Thursday, February 19, 2009

Salaam ADP - Saving lives, Saving the Future

Salaam ADP!

IT was more than a year ago, when I met Tahir and his feisty gang of friends. Not just Tahir, but I met many such ‘gangs’ of spirited boys & girls, so full of zest and life. All live within an area of a few square kms in the Northern fringes of Delhi. In fact the fast moving traffic on the Grand Trunk road, before it branches off to the direction of Chandigarh and other parts of North India screens their lives beyond a man made hill which overlooks this highway.

Infact as you drive closer to this mound or hillock, it turns out to be larger than it seems. And at a particular point when you cross a small bridge over a maidan, the stench hits you. The stench emanates from this hillock and you realize it’s actually a huge mound of garbage, as you begin noticing lines of municipal trucks crawling along towards the hill to dump their daily load picked up from different parts of the city.

As you strain your eyes to see, the view becomes clearer and you see some trucks on the edge, above the hillock, spilling their booty down the hillside and what is this…sliding down the hill along with the garbage are rag/garbage pickers of all ages trying to get to the choicest dump first…and their booty….pieces of iron, glass bottles, sometimes brass pieces, shoes, torn clothes, paper, cardboard pieces, anything…just about anything can fetch them a price….a rupee, five rupees, maybe more.

And among these garbage sorters…I met Tahir, his younger brother Shabir and the youngest brother Sachin (who insists on being called by that name because he loves playing cricket) their friends Sameer, and the rest.
There’s Beena, Rupa, Rani, Hare Ram, Ajay Tiwari, Sunita, Momina, Abhishek, Vishal, Islamuddin, Ravi, Harish Kumar, Dharamveer Sharma, Krishna Kumar Saha, Balwant, Jaswant, Jyoti, Vinod Kumar, Gaurav Gupta, Khushi, Babita, Rakesh, Afsana, Ranjit, Azad, Barkha, Mujibar, who is also physically impaired, Murshida, Babloo, Sandeep, Shivlal, Manisha and her brother Vaidyanath, Krishna, Ajit, Shatrugan, Nitesh, Anil, Ashok, Madhu, Amir, Murshida, Mohinder, Arjun and Meena, Akil, Kamlesh and Geeta,

In the area closest to the Katta, as the municipal dump is called here, lives little Neelam, who lives on the slope on one of the sides of the katta. She has grown up playing…and collecting garbage here, her little hands are deft at sorting the muck found on the slopes and quickly grasping pieces, which will give her some money.

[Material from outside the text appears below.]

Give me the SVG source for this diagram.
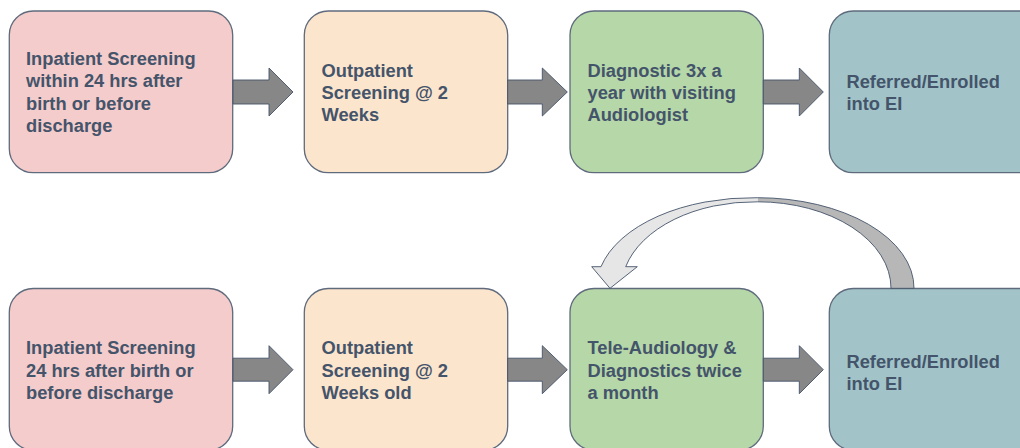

Im taking pains to remember all their names to write them down here so each of them gets noticed, here in cyber space. That’s the least I can do for them for now…for its certain their existence will go unnoticed, and through this post, maybe a few will read about their lives.

Many years of reporting about people living in different conditions, affected by tragedies, disasters, civic problems, crime, bomb blasts, even plane crashes, had not prepared me for mingling with them. I can easily say they live among some of the harshest conditions, in crowded by lanes of slums & resettlement colonies, without much electricity or clean drinking water. And what is the future they can look forward to?

World Vision India, a child focused NGO, runs a programme for all these children to eliminate all forms of child labor. The idea is to first wean them away from any sort of labor they do…be it on the katta, working in factories or homes. The children are first enrolled into non-formal education and then prepared for formal education. Many of them make it to school, like Tahir did. They just need Rs 45 per month, which is the fee for study in a government run school and plenty of encouragement to leave their ragbags, pick up school bags and nuture their dreams.

See below the film made on them by us at Bright Lite, and my colleague Paarul Chand, in 2007, called “Salaam ADP”, commissioned by World Vision, ADP, North Delhi (ADP stands for Area Development Programme).


  1. Thanks 4 such captivating info.i remember u hd told me how they go through the garbage.very touching

  2. Thanks 4 such captivating info.i remember u hd told me how they go through the garbage.very touching

  3. Thanks Roopam for the comments. Hope you watched the video too. One can't even imagine the kind of life they lead and how different and far away it is from ours.

  4. This comment has been removed by the author.

  5. Its great to see the stories of the children told through this and i hope many people see it and join the cause for a child labour free world. Thank You Ranjit

  6. HI Imna,
    Great to see that you like this...and hope u managed to see the film too online!
    We really want that no child should be working like this! They need their childhood back!